SHORT EXERCISE: Return exactly, and only, the lines from the one holding "Recreate this image" through the one holding "ax = fig.add_axes([25", both included; the pictures stay out.

[Plotting code records]
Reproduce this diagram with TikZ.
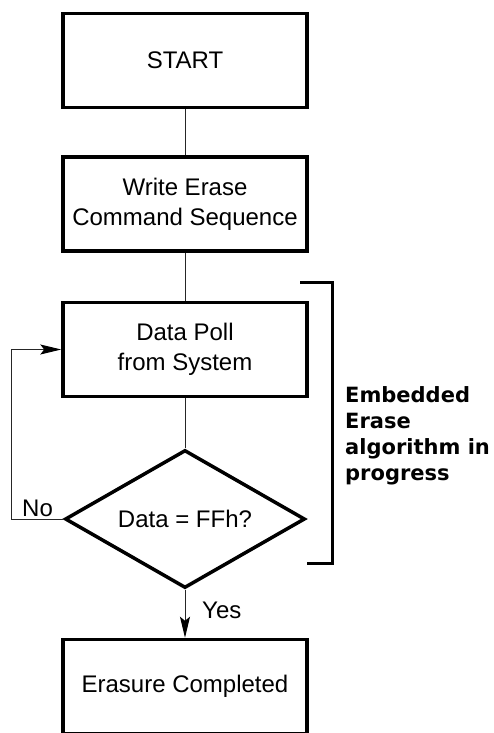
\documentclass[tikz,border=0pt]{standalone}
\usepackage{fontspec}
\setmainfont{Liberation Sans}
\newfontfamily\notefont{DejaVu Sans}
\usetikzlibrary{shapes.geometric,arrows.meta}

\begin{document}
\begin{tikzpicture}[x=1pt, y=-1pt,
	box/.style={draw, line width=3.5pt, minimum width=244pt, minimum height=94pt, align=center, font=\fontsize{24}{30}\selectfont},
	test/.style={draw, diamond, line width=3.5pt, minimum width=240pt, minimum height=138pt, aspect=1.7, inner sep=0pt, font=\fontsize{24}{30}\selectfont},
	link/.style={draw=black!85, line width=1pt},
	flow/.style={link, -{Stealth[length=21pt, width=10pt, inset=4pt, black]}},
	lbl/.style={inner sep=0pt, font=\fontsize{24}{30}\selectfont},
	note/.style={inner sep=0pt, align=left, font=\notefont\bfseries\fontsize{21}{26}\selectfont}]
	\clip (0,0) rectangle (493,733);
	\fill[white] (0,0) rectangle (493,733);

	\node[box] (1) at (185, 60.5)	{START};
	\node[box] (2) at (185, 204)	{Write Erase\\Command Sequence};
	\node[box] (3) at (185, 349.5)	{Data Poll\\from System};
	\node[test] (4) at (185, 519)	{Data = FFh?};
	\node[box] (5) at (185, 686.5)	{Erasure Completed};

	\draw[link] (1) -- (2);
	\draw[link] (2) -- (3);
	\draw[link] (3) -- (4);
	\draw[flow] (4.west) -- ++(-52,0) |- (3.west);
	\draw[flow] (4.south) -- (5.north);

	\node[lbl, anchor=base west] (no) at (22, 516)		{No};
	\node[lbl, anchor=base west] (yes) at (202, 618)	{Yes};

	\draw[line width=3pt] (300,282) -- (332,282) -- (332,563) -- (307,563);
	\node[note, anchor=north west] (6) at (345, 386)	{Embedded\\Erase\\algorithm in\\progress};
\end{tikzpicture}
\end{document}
---
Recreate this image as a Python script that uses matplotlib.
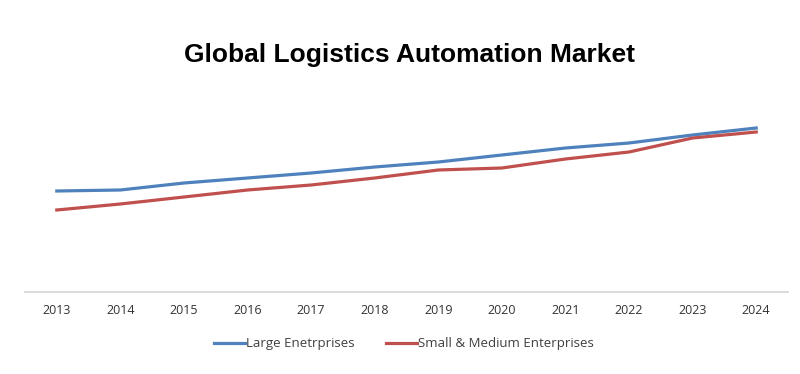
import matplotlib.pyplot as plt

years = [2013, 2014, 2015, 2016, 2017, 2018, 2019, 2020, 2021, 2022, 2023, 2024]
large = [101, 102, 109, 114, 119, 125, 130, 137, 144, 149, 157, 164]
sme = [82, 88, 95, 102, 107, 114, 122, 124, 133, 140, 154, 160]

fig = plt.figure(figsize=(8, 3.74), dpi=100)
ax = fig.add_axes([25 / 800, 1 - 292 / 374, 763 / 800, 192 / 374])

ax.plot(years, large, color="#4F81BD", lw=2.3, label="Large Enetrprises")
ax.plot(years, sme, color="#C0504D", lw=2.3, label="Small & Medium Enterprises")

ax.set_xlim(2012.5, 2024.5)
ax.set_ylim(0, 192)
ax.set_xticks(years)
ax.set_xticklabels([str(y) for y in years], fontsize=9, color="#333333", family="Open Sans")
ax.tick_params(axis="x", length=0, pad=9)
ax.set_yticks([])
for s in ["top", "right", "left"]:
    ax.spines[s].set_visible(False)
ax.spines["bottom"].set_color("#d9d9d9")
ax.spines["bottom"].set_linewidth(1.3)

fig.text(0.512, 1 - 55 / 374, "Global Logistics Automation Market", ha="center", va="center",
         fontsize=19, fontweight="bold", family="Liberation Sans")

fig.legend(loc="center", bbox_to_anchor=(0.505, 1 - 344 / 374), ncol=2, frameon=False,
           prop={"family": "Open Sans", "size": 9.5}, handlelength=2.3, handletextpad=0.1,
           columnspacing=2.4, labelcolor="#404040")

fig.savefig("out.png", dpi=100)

ANSWER IN FULL:
Recreate this image as a Python script that uses matplotlib.
import matplotlib.pyplot as plt

years = [2013, 2014, 2015, 2016, 2017, 2018, 2019, 2020, 2021, 2022, 2023, 2024]
large = [101, 102, 109, 114, 119, 125, 130, 137, 144, 149, 157, 164]
sme = [82, 88, 95, 102, 107, 114, 122, 124, 133, 140, 154, 160]

fig = plt.figure(figsize=(8, 3.74), dpi=100)
ax = fig.add_axes([25 / 800, 1 - 292 / 374, 763 / 800, 192 / 374])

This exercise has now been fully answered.